Records from a data source
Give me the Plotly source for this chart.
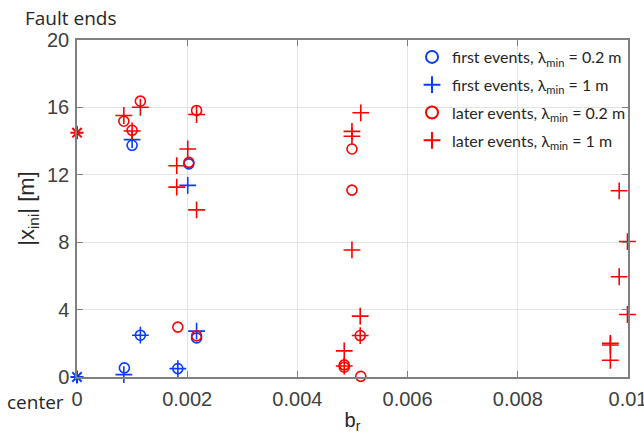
import plotly.graph_objects as go

# first events, lambda_min = 0.2 m (blue circles)
fe02_x = [0.00086, 0.00100, 0.00115, 0.00183, 0.00203, 0.00217]
fe02_y = [0.54, 13.75, 2.48, 0.50, 12.65, 2.32]
# first events, lambda_min = 1 m (blue plus)
fe1_x = [0.00085, 0.00100, 0.00115, 0.00183, 0.00201, 0.00217]
fe1_y = [0.14, 14.09, 2.48, 0.50, 11.37, 2.72]
# later events, lambda_min = 0.2 m (red circles)
le02_x = [0.00085, 0.00100, 0.00115, 0.00183, 0.00203, 0.00217, 0.00217,
          0.00499, 0.00499, 0.00514, 0.00485, 0.00485, 0.00515]
le02_y = [15.18, 14.64, 16.37, 2.96, 12.74, 15.82, 2.44,
          13.53, 11.09, 2.46, 0.72, 0.58, 0.04]
# later events, lambda_min = 1 m (red plus)
le1_x = [0.00085, 0.00100, 0.00115, 0.00181, 0.00181, 0.00201, 0.00217, 0.00217,
         0.00515, 0.00499, 0.00499, 0.00499, 0.00514, 0.00514, 0.00485, 0.00485,
         0.00984, 0.00999, 0.00984, 0.00999, 0.00968, 0.00968, 0.00968]
le1_y = [15.52, 14.60, 16.01, 12.54, 11.27, 13.53, 15.58, 9.92,
         15.68, 14.58, 14.29, 7.54, 3.61, 2.46, 1.55, 0.65,
         11.05, 8.04, 5.95, 3.71, 2.00, 1.90, 0.99]
# reference markers (center, fault ends)
star_blue_x, star_blue_y = [0.0], [0.0]
star_red_x, star_red_y = [0.0], [14.5]

x_ticks = [0, 0.002, 0.004, 0.006, 0.008, 0.01]
x_ticktext = ["0", "0.002", "0.004", "0.006", "0.008", "0.01"]
y_ticks = [0, 4, 8, 12, 16, 20]

BLUE = "#0a3cff"
RED = "#ff0000"

fig = go.Figure()
circ = dict(symbol="circle-open", size=10, line=dict(width=1.6))
plus = dict(symbol="cross-thin-open", size=12, line=dict(width=1.6))

fig.add_trace(go.Scatter(x=fe02_x, y=fe02_y, mode="markers", cliponaxis=False,
                         marker=dict(color=BLUE, **circ), legendgroup="a",
                         name="first events, λ<sub>min</sub> = 0.2 m"))
fig.add_trace(go.Scatter(x=fe1_x, y=fe1_y, mode="markers", cliponaxis=False,
                         marker=dict(color=BLUE, **plus), legendgroup="b",
                         name="first events, λ<sub>min</sub> = 1 m"))
fig.add_trace(go.Scatter(x=le02_x, y=le02_y, mode="markers", cliponaxis=False,
                         marker=dict(color=RED, **circ), legendgroup="c",
                         name="later events, λ<sub>min</sub> = 0.2 m"))
fig.add_trace(go.Scatter(x=le1_x, y=le1_y, mode="markers", cliponaxis=False,
                         marker=dict(color=RED, **plus), legendgroup="d",
                         name="later events, λ<sub>min</sub> = 1 m"))
fig.add_trace(go.Scatter(x=star_blue_x, y=star_blue_y, mode="markers", cliponaxis=False,
                         marker=dict(color=BLUE, symbol="asterisk-open", size=11,
                                     line=dict(width=2, color=BLUE)),
                         showlegend=False))
fig.add_trace(go.Scatter(x=star_red_x, y=star_red_y, mode="markers", cliponaxis=False,
                         marker=dict(color=RED, symbol="asterisk-open", size=11,
                                     line=dict(width=2, color=RED)),
                         showlegend=False))

axis_common = dict(showgrid=True, gridcolor="#e3e3e3", gridwidth=1,
                   showline=True, linecolor="#808080", linewidth=1.5, mirror="ticks",
                   ticks="inside", ticklen=6, tickcolor="#808080", zeroline=False,
                   ticklabeloverflow="allow", automargin=False,
                   tickfont=dict(family="Liberation Sans, Arial", size=20, color="#404040"))

fig.update_xaxes(range=[0, 0.01], tickvals=x_ticks, ticktext=x_ticktext,
                 ticklabelstandoff=3,
                 title=dict(text="b<sub>r</sub>", standoff=4,
                            font=dict(family="Liberation Sans, Arial", size=20, color="#262626")),
                 **axis_common)
fig.update_yaxes(range=[0, 20], tickvals=y_ticks, ticklabelstandoff=2,
                 title=dict(text="|x<sub>ini</sub>| [m]", standoff=6,
                            font=dict(family="Liberation Sans, Arial", size=22, color="#262626")),
                 **axis_common)

fig.update_layout(
    width=644, height=441,
    margin=dict(l=77, r=16, t=40, b=64, autoexpand=False),
    paper_bgcolor="white", plot_bgcolor="white",
    showlegend=True,
    legend=dict(x=0.608, y=1.0, xanchor="left", yanchor="top",
                bgcolor="rgba(0,0,0,0)", borderwidth=0,
                font=dict(family="Lato, Open Sans", size=16, color="#262626"),
                tracegroupgap=4, itemsizing="constant"),
    annotations=[
        dict(text="Fault ends", xref="paper", yref="paper", x=-0.098, y=1.0,
             xanchor="left", yanchor="middle", yshift=22, showarrow=False,
             font=dict(family="Open Sans", size=19, color="#262626")),
        dict(text="center", xref="paper", yref="paper", x=-0.02, y=0.0,
             xanchor="right", yanchor="middle", yshift=-25, showarrow=False,
             font=dict(family="Open Sans", size=19, color="#262626")),
    ],
)

fig.write_html("out.html")
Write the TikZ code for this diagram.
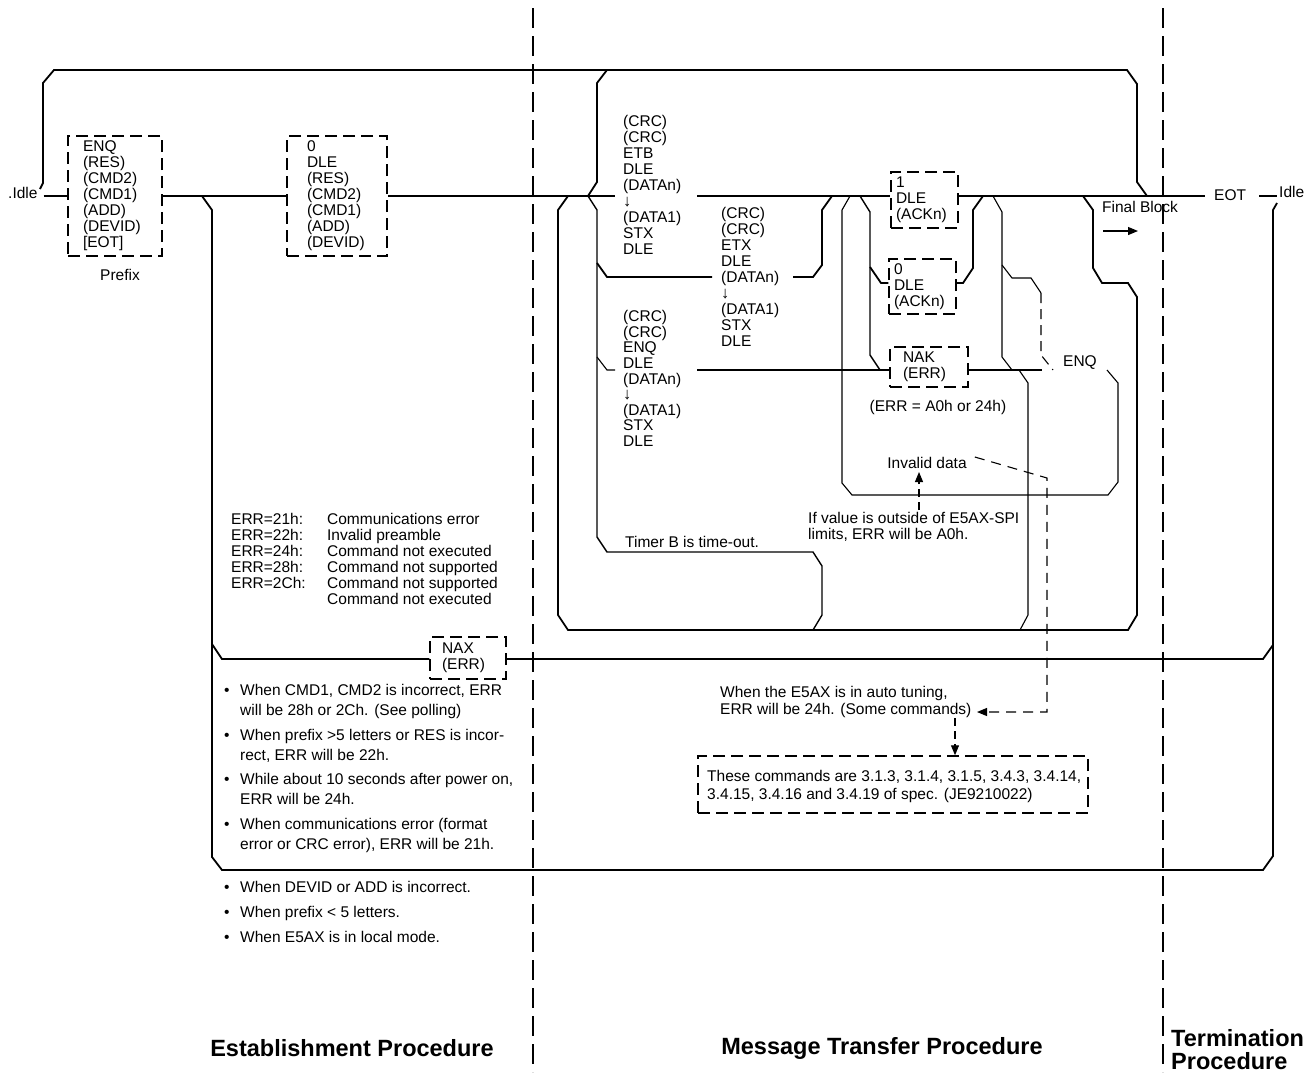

▸ Exercise
Write out nothing but the lines from the start of the data through the line with "import plotly.graph_objects as go". Leave out the pictures.

▸ Completed task
Give me the Plotly source for this chart.
import plotly.graph_objects as go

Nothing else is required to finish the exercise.